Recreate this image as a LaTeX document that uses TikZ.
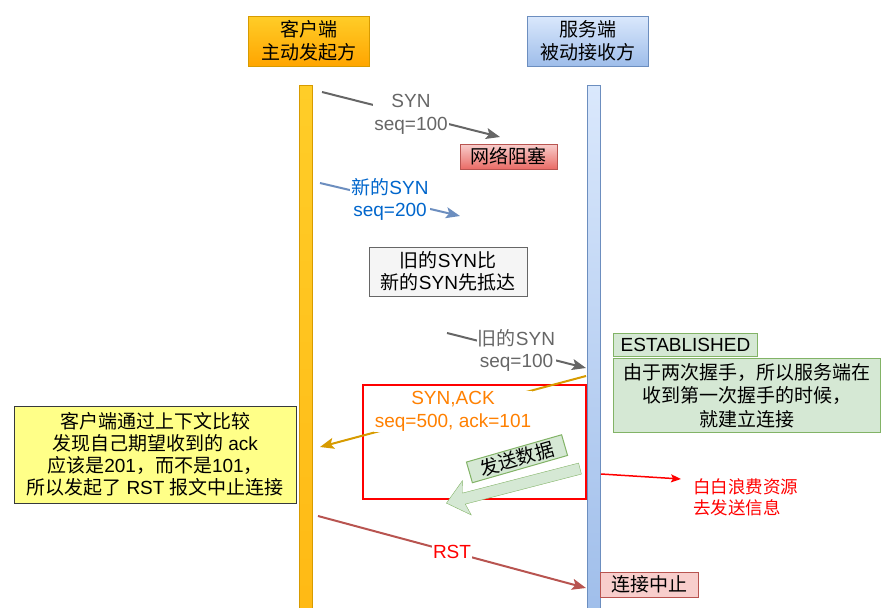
\documentclass[tikz,border=0pt]{standalone}
\usepackage{fontspec}
\setmainfont{Liberation Sans}
\newfontfamily\zh{Noto Sans CJK SC}
\usetikzlibrary{arrows.meta,positioning,calc,shapes.arrows}
\definecolor{TcpOrange}{HTML}{FFCD28}
\definecolor{TcpOrangeDk}{HTML}{FFA500}
\definecolor{TcpOrangeLine}{HTML}{D79B00}
\definecolor{TcpBlue}{HTML}{DAE8FC}
\definecolor{TcpBlueDk}{HTML}{7EA6E0}
\definecolor{TcpBlueLine}{HTML}{6C8EBF}
\definecolor{TcpRed}{HTML}{F8CECC}
\definecolor{TcpRedDk}{HTML}{EA6B66}
\definecolor{TcpRedLine}{HTML}{B85450}
\definecolor{TcpGreen}{HTML}{D5E8D4}
\definecolor{TcpGreenLine}{HTML}{82B366}
\definecolor{TcpGrey}{HTML}{F5F5F5}
\definecolor{TcpGreyLine}{HTML}{666666}
\definecolor{TcpNote}{HTML}{FFFF88}
\definecolor{TcpNoteLine}{HTML}{36393D}
\definecolor{TcpLink}{HTML}{0066CC}
\definecolor{TcpAmber}{HTML}{FF8000}

\begin{document}
\begin{tikzpicture}[x=1pt,y=-1pt,
  txt/.style={font=\fontsize{19}{22.5}\selectfont,align=center},
  zhtxt/.style={font=\zh\fontsize{19}{22.5}\selectfont,align=center},
  box/.style={draw,line width=1pt,inner sep=0pt},
  head/.style={box,zhtxt,minimum width=121pt,minimum height=50pt},
  life/.style={draw,line width=1pt,minimum width=13pt,minimum height=540pt,inner sep=0pt,anchor=north},
  msg/.style={-{Stealth[length=14pt,width=11pt,inset=3pt]},line width=2pt},
  tag/.style={txt,fill=white,inner sep=1pt},
]
\useasboundingbox (0,0) rectangle (884,608);
\node[head,top color=TcpOrange,bottom color=TcpOrangeDk,draw=TcpOrangeLine] (client) at (308.5,41) {客户端\\主动发起方};
\node[head,top color=TcpBlue,bottom color=TcpBlue!35!TcpBlueDk,draw=TcpBlueLine] (server) at (587.5,41) {服务端\\被动接收方};
\node[life,top color=TcpOrange,bottom color=TcpOrange!50!TcpOrangeDk,draw=TcpOrangeLine] (clientline) at (305.5,85) {};
\node[life,top color=TcpBlue,bottom color=TcpBlue!35!TcpBlueDk,draw=TcpBlueLine] (serverline) at (594,85) {};

\coordinate (syn1from) at (322,92);
\coordinate (syn1to) at (500,137);
\draw[msg,TcpGreyLine] (syn1from) -- node[tag,text=TcpGreyLine] (syn1) {SYN\\seq=100} (syn1to);
\node[box,zhtxt,top color=TcpRed,bottom color=TcpRedDk,draw=TcpRedLine,minimum width=97pt,minimum height=25pt] (jam) at (508.5,156.5) {网络阻塞};

\coordinate (syn2from) at (320,183);
\coordinate (syn2to) at (460,216);
\draw[msg,TcpBlueLine] (syn2from) -- node[tag,text=TcpLink] (syn2) {{\zh 新的}SYN\\seq=200} (syn2to);

\node[box,txt,fill=TcpGrey,draw=TcpGreyLine,minimum width=158pt,minimum height=49pt] (overtake) at (448,271.5) {{\zh 旧的}SYN{\zh 比}\\{\zh 新的}SYN{\zh 先抵达}};

\coordinate (syn3from) at (447,333);
\coordinate (syn3to) at (586,368);
\draw[msg,TcpGreyLine] (syn3from) -- node[tag,text=TcpGreyLine] (syn3) {{\zh 旧的}SYN\\seq=100} (syn3to);

\node[box,txt,fill=TcpGreen,draw=TcpGreenLine,minimum width=144pt,minimum height=23pt,anchor=north west] (est) at (613,333) {ESTABLISHED};
\node[box,zhtxt,fill=TcpGreen,draw=TcpGreenLine,minimum width=267pt,minimum height=74pt,below right=1pt and 0pt of est.south west,font=\zh\fontsize{19}{23.5}\selectfont] (why) {由于两次握手，所以服务端在\\收到第一次握手的时候，\\就建立连接};

\node[draw=red,line width=2pt,minimum width=223pt,minimum height=114pt,inner sep=0pt] (focus) at (474.5,442) {};

\coordinate (ackfrom) at (586,376);
\coordinate (ackto) at (320,447);
\draw[msg,TcpOrangeLine] (ackfrom) -- node[tag,text=TcpAmber] (synack) {SYN,ACK\\seq=500, ack=101} (ackto);

\node[single arrow,draw=TcpGreenLine,fill=TcpGreen,minimum height=138pt,inner xsep=0pt,inner ysep=5.5pt,single arrow head extend=12pt,single arrow tip angle=80,single arrow head indent=3pt,rotate=194.5] (sendarrow) at (516.5,485) {};
\node[box,zhtxt,fill=TcpGreen,draw=TcpGreenLine,minimum width=99pt,minimum height=21.5pt,rotate=16] (sendtag) at (517,458.75) {发送数据};

\node[box,txt,fill=TcpNote,draw=TcpNoteLine,minimum width=282pt,minimum height=97pt,font=\fontsize{19}{22}\selectfont] (note) at (155,454.5) {{\zh 客户端通过上下文比较}\\{\zh 发现自己期望收到的} ack\\{\zh 应该是}201{\zh ，而不是}101{\zh ，}\\{\zh 所以发起了} RST {\zh 报文中止连接}};

\coordinate (wastefrom) at (601,474);
\coordinate (wasteto) at (681,479);
\node[anchor=west,align=left,text=red,font=\zh\fontsize{17.5}{21}\selectfont,inner sep=0pt] (waste) at (693,497) {白白浪费资源\\去发送信息};
\draw[-{Stealth[length=10pt,width=8pt,inset=2pt]},red,line width=1.5pt] (wastefrom) -- (wasteto);

\coordinate (rstfrom) at (318,516);
\coordinate (rstto) at (586,588);
\draw[msg,TcpRedLine] (rstfrom) -- node[tag,text=red] (rst) {RST} (rstto);
\node[box,zhtxt,fill=TcpRed,draw=TcpRedLine,minimum width=98pt,minimum height=25pt] (abort) at (649,584.5) {连接中止};
\end{tikzpicture}
\end{document}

::::::

(TASK) The pictures should not be reproduced; quote all of the other material exactly.

(WRITTEN ANSWER)
Recreate this image as a LaTeX document that uses TikZ.
\documentclass[tikz,border=0pt]{standalone}
\usepackage{fontspec}
\setmainfont{Liberation Sans}
\newfontfamily\zh{Noto Sans CJK SC}
\usetikzlibrary{arrows.meta,positioning,calc,shapes.arrows}
\definecolor{TcpOrange}{HTML}{FFCD28}
\definecolor{TcpOrangeDk}{HTML}{FFA500}
\definecolor{TcpOrangeLine}{HTML}{D79B00}
\definecolor{TcpBlue}{HTML}{DAE8FC}
\definecolor{TcpBlueDk}{HTML}{7EA6E0}
\definecolor{TcpBlueLine}{HTML}{6C8EBF}
\definecolor{TcpRed}{HTML}{F8CECC}
\definecolor{TcpRedDk}{HTML}{EA6B66}
\definecolor{TcpRedLine}{HTML}{B85450}
\definecolor{TcpGreen}{HTML}{D5E8D4}
\definecolor{TcpGreenLine}{HTML}{82B366}
\definecolor{TcpGrey}{HTML}{F5F5F5}
\definecolor{TcpGreyLine}{HTML}{666666}
\definecolor{TcpNote}{HTML}{FFFF88}
\definecolor{TcpNoteLine}{HTML}{36393D}
\definecolor{TcpLink}{HTML}{0066CC}
\definecolor{TcpAmber}{HTML}{FF8000}

\begin{document}
\begin{tikzpicture}[x=1pt,y=-1pt,
  txt/.style={font=\fontsize{19}{22.5}\selectfont,align=center},
  zhtxt/.style={font=\zh\fontsize{19}{22.5}\selectfont,align=center},
  box/.style={draw,line width=1pt,inner sep=0pt},
  head/.style={box,zhtxt,minimum width=121pt,minimum height=50pt},
  life/.style={draw,line width=1pt,minimum width=13pt,minimum height=540pt,inner sep=0pt,anchor=north},
  msg/.style={-{Stealth[length=14pt,width=11pt,inset=3pt]},line width=2pt},
  tag/.style={txt,fill=white,inner sep=1pt},
]
\useasboundingbox (0,0) rectangle (884,608);
\node[head,top color=TcpOrange,bottom color=TcpOrangeDk,draw=TcpOrangeLine] (client) at (308.5,41) {客户端\\主动发起方};
\node[head,top color=TcpBlue,bottom color=TcpBlue!35!TcpBlueDk,draw=TcpBlueLine] (server) at (587.5,41) {服务端\\被动接收方};
\node[life,top color=TcpOrange,bottom color=TcpOrange!50!TcpOrangeDk,draw=TcpOrangeLine] (clientline) at (305.5,85) {};
\node[life,top color=TcpBlue,bottom color=TcpBlue!35!TcpBlueDk,draw=TcpBlueLine] (serverline) at (594,85) {};

\coordinate (syn1from) at (322,92);
\coordinate (syn1to) at (500,137);
\draw[msg,TcpGreyLine] (syn1from) -- node[tag,text=TcpGreyLine] (syn1) {SYN\\seq=100} (syn1to);
\node[box,zhtxt,top color=TcpRed,bottom color=TcpRedDk,draw=TcpRedLine,minimum width=97pt,minimum height=25pt] (jam) at (508.5,156.5) {网络阻塞};

\coordinate (syn2from) at (320,183);
\coordinate (syn2to) at (460,216);
\draw[msg,TcpBlueLine] (syn2from) -- node[tag,text=TcpLink] (syn2) {{\zh 新的}SYN\\seq=200} (syn2to);

\node[box,txt,fill=TcpGrey,draw=TcpGreyLine,minimum width=158pt,minimum height=49pt] (overtake) at (448,271.5) {{\zh 旧的}SYN{\zh 比}\\{\zh 新的}SYN{\zh 先抵达}};

\coordinate (syn3from) at (447,333);
\coordinate (syn3to) at (586,368);
\draw[msg,TcpGreyLine] (syn3from) -- node[tag,text=TcpGreyLine] (syn3) {{\zh 旧的}SYN\\seq=100} (syn3to);

\node[box,txt,fill=TcpGreen,draw=TcpGreenLine,minimum width=144pt,minimum height=23pt,anchor=north west] (est) at (613,333) {ESTABLISHED};
\node[box,zhtxt,fill=TcpGreen,draw=TcpGreenLine,minimum width=267pt,minimum height=74pt,below right=1pt and 0pt of est.south west,font=\zh\fontsize{19}{23.5}\selectfont] (why) {由于两次握手，所以服务端在\\收到第一次握手的时候，\\就建立连接};

\node[draw=red,line width=2pt,minimum width=223pt,minimum height=114pt,inner sep=0pt] (focus) at (474.5,442) {};

\coordinate (ackfrom) at (586,376);
\coordinate (ackto) at (320,447);
\draw[msg,TcpOrangeLine] (ackfrom) -- node[tag,text=TcpAmber] (synack) {SYN,ACK\\seq=500, ack=101} (ackto);

\node[single arrow,draw=TcpGreenLine,fill=TcpGreen,minimum height=138pt,inner xsep=0pt,inner ysep=5.5pt,single arrow head extend=12pt,single arrow tip angle=80,single arrow head indent=3pt,rotate=194.5] (sendarrow) at (516.5,485) {};
\node[box,zhtxt,fill=TcpGreen,draw=TcpGreenLine,minimum width=99pt,minimum height=21.5pt,rotate=16] (sendtag) at (517,458.75) {发送数据};

\node[box,txt,fill=TcpNote,draw=TcpNoteLine,minimum width=282pt,minimum height=97pt,font=\fontsize{19}{22}\selectfont] (note) at (155,454.5) {{\zh 客户端通过上下文比较}\\{\zh 发现自己期望收到的} ack\\{\zh 应该是}201{\zh ，而不是}101{\zh ，}\\{\zh 所以发起了} RST {\zh 报文中止连接}};

\coordinate (wastefrom) at (601,474);
\coordinate (wasteto) at (681,479);
\node[anchor=west,align=left,text=red,font=\zh\fontsize{17.5}{21}\selectfont,inner sep=0pt] (waste) at (693,497) {白白浪费资源\\去发送信息};
\draw[-{Stealth[length=10pt,width=8pt,inset=2pt]},red,line width=1.5pt] (wastefrom) -- (wasteto);

\coordinate (rstfrom) at (318,516);
\coordinate (rstto) at (586,588);
\draw[msg,TcpRedLine] (rstfrom) -- node[tag,text=red] (rst) {RST} (rstto);
\node[box,zhtxt,fill=TcpRed,draw=TcpRedLine,minimum width=98pt,minimum height=25pt] (abort) at (649,584.5) {连接中止};
\end{tikzpicture}
\end{document}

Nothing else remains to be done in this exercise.